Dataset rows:
>>>

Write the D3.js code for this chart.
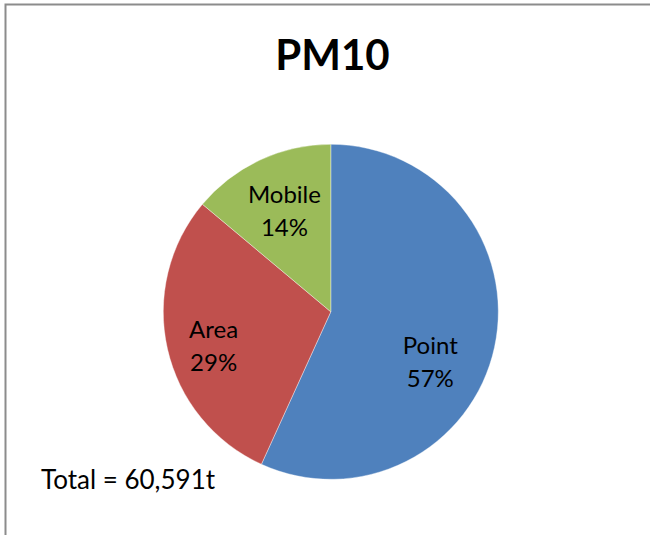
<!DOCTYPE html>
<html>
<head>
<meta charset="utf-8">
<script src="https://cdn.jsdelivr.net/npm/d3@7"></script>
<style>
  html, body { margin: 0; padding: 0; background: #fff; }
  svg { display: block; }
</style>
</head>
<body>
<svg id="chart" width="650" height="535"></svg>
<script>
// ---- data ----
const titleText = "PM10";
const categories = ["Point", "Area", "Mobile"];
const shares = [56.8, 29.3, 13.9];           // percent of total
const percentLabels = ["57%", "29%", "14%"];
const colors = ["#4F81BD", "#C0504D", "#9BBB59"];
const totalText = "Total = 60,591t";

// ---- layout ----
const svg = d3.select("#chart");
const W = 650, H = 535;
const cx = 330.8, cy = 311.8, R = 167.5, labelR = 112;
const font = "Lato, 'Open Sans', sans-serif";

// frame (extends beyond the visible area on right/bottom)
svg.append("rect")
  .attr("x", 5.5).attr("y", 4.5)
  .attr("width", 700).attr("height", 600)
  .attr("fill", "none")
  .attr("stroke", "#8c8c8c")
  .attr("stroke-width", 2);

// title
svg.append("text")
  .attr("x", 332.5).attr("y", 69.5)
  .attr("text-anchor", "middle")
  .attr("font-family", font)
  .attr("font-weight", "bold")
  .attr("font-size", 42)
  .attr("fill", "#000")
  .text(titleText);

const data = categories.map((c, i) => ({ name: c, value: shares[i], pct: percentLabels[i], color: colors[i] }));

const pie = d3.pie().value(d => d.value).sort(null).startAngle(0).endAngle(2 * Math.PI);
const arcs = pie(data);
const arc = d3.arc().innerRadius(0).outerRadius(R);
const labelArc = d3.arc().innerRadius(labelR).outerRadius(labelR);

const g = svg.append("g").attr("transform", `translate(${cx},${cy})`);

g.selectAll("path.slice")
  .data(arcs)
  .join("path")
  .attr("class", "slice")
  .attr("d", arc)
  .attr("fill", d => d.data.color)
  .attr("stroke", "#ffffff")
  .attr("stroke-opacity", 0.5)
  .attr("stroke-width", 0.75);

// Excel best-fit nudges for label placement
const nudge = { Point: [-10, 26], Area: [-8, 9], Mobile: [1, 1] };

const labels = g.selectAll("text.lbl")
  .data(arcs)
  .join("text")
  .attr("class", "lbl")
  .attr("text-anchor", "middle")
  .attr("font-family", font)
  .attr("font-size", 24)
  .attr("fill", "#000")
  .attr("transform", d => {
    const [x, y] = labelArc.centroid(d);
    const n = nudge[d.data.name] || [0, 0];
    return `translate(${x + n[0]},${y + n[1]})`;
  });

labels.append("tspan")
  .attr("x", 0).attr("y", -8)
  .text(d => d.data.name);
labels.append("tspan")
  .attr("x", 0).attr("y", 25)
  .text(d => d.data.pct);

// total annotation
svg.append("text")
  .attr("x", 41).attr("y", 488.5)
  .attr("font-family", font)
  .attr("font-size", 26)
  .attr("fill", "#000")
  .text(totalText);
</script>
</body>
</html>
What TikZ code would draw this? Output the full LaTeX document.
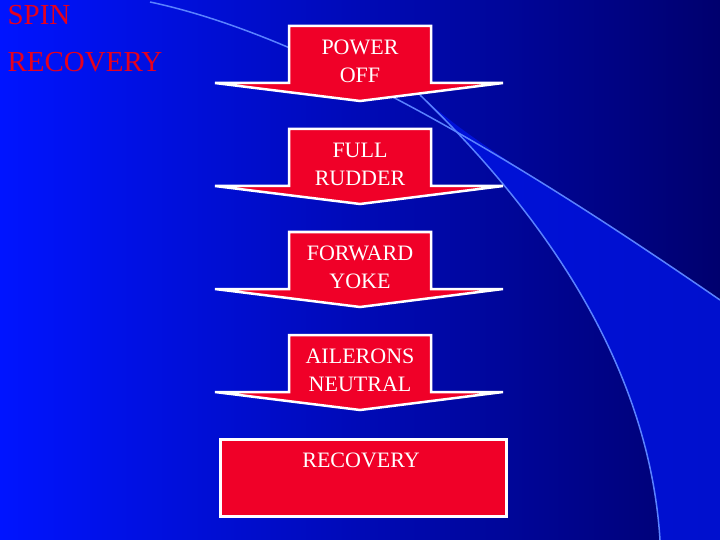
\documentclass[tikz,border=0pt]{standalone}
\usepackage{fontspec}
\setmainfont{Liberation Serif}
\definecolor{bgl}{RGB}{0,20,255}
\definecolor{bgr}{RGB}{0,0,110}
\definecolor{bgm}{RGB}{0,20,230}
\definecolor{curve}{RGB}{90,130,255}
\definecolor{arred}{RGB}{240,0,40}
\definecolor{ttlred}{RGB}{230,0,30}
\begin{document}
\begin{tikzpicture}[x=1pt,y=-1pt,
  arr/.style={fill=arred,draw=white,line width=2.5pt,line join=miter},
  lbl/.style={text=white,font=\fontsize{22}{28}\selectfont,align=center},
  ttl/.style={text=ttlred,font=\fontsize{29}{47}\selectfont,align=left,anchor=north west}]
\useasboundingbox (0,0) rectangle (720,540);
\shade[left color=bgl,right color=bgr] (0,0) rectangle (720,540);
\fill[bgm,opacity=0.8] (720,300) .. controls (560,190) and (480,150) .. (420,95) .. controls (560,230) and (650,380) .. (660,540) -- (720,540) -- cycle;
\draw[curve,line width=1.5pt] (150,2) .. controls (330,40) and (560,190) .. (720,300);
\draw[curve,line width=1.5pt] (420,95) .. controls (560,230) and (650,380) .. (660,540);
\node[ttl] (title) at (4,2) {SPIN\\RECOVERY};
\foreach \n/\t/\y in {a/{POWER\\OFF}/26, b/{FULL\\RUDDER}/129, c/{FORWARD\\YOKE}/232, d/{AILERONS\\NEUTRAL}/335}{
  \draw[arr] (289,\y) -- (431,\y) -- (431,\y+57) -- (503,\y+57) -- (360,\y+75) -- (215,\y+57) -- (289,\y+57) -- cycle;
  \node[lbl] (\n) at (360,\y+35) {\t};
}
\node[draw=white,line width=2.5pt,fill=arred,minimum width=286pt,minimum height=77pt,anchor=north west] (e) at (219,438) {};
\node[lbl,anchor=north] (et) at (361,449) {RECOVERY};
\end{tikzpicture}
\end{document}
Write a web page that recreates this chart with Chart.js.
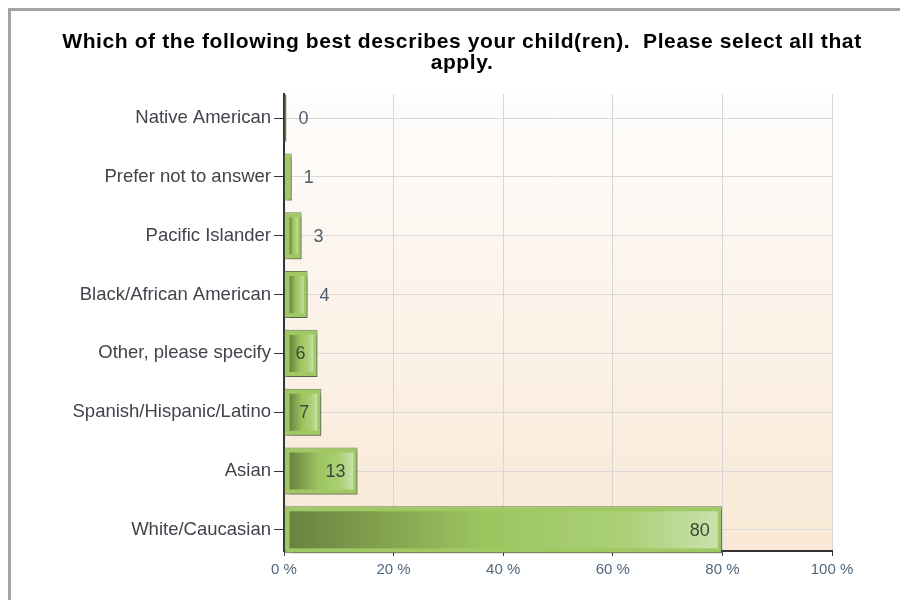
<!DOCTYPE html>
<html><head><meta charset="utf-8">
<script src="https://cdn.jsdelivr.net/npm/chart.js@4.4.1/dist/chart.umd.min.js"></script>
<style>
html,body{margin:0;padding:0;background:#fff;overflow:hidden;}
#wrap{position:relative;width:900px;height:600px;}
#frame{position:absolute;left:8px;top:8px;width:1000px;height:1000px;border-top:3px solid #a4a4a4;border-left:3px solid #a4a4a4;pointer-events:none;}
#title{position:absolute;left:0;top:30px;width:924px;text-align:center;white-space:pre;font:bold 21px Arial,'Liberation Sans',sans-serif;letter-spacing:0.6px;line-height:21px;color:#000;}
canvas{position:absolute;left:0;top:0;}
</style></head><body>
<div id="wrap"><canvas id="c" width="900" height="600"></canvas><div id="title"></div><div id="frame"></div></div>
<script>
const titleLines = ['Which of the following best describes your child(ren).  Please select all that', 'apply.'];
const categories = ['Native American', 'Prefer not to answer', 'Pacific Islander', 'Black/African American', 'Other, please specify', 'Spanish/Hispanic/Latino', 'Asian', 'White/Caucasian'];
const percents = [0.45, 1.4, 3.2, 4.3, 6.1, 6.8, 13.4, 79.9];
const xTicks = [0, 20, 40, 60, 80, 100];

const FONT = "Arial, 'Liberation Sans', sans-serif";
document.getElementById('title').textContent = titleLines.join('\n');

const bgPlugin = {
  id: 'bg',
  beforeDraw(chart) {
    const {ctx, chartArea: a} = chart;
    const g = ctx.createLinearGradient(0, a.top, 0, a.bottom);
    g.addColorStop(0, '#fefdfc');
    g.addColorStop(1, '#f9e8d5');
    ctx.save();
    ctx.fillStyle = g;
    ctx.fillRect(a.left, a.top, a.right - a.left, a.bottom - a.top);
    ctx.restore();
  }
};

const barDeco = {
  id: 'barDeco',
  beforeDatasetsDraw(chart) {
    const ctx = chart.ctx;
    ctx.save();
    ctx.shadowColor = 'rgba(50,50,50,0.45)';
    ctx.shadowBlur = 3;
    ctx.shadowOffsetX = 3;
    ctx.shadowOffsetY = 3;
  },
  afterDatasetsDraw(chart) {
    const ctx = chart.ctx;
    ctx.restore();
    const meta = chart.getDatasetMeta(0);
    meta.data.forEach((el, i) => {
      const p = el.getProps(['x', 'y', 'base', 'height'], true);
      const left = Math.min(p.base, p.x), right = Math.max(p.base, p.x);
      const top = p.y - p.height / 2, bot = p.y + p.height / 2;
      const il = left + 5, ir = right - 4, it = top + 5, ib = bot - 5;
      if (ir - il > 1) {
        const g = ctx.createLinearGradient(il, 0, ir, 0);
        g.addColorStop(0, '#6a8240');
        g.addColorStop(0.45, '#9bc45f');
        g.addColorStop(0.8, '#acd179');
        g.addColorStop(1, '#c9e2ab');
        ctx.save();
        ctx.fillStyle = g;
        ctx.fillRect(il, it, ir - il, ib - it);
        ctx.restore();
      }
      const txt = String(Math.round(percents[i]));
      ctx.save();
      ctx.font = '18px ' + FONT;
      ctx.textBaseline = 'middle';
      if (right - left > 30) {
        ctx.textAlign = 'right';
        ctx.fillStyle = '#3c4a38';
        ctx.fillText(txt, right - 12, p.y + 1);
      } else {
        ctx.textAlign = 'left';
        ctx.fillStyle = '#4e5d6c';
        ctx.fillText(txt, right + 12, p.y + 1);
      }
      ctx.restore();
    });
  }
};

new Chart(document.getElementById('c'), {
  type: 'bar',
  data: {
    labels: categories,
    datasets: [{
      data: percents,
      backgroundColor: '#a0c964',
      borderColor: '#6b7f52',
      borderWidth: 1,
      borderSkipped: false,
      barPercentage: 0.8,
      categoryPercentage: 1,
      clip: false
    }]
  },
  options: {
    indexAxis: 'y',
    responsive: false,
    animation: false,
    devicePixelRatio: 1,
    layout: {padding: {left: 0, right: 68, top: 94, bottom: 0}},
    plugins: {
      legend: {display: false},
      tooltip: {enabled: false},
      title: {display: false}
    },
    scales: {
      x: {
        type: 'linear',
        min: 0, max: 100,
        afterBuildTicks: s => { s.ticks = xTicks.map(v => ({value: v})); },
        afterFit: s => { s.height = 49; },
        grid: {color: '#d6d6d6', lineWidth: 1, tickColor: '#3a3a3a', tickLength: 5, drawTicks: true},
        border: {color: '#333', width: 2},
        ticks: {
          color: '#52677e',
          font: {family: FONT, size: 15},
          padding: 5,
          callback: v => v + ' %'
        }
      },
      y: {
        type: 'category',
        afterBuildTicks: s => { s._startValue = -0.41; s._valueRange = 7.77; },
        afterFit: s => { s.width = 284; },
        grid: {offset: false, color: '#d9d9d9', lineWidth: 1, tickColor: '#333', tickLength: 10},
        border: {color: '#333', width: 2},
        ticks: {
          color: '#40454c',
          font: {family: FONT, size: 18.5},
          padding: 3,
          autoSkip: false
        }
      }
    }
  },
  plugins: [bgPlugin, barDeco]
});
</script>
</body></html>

<<<

→ Instructions for the task: Pictures excluded, repeat exactly the lines from the top of the material through the line with "Mobile: [1, 1]", including both of those lines.

→ Solved problem:
Write the D3.js code for this chart.
<!DOCTYPE html>
<html>
<head>
<meta charset="utf-8">
<script src="https://cdn.jsdelivr.net/npm/d3@7"></script>
<style>
  html, body { margin: 0; padding: 0; background: #fff; }
  svg { display: block; }
</style>
</head>
<body>
<svg id="chart" width="650" height="535"></svg>
<script>
// ---- data ----
const titleText = "PM10";
const categories = ["Point", "Area", "Mobile"];
const shares = [56.8, 29.3, 13.9];           // percent of total
const percentLabels = ["57%", "29%", "14%"];
const colors = ["#4F81BD", "#C0504D", "#9BBB59"];
const totalText = "Total = 60,591t";

// ---- layout ----
const svg = d3.select("#chart");
const W = 650, H = 535;
const cx = 330.8, cy = 311.8, R = 167.5, labelR = 112;
const font = "Lato, 'Open Sans', sans-serif";

// frame (extends beyond the visible area on right/bottom)
svg.append("rect")
  .attr("x", 5.5).attr("y", 4.5)
  .attr("width", 700).attr("height", 600)
  .attr("fill", "none")
  .attr("stroke", "#8c8c8c")
  .attr("stroke-width", 2);

// title
svg.append("text")
  .attr("x", 332.5).attr("y", 69.5)
  .attr("text-anchor", "middle")
  .attr("font-family", font)
  .attr("font-weight", "bold")
  .attr("font-size", 42)
  .attr("fill", "#000")
  .text(titleText);

const data = categories.map((c, i) => ({ name: c, value: shares[i], pct: percentLabels[i], color: colors[i] }));

const pie = d3.pie().value(d => d.value).sort(null).startAngle(0).endAngle(2 * Math.PI);
const arcs = pie(data);
const arc = d3.arc().innerRadius(0).outerRadius(R);
const labelArc = d3.arc().innerRadius(labelR).outerRadius(labelR);

const g = svg.append("g").attr("transform", `translate(${cx},${cy})`);

g.selectAll("path.slice")
  .data(arcs)
  .join("path")
  .attr("class", "slice")
  .attr("d", arc)
  .attr("fill", d => d.data.color)
  .attr("stroke", "#ffffff")
  .attr("stroke-opacity", 0.5)
  .attr("stroke-width", 0.75);

// Excel best-fit nudges for label placement
const nudge = { Point: [-10, 26], Area: [-8, 9], Mobile: [1, 1] };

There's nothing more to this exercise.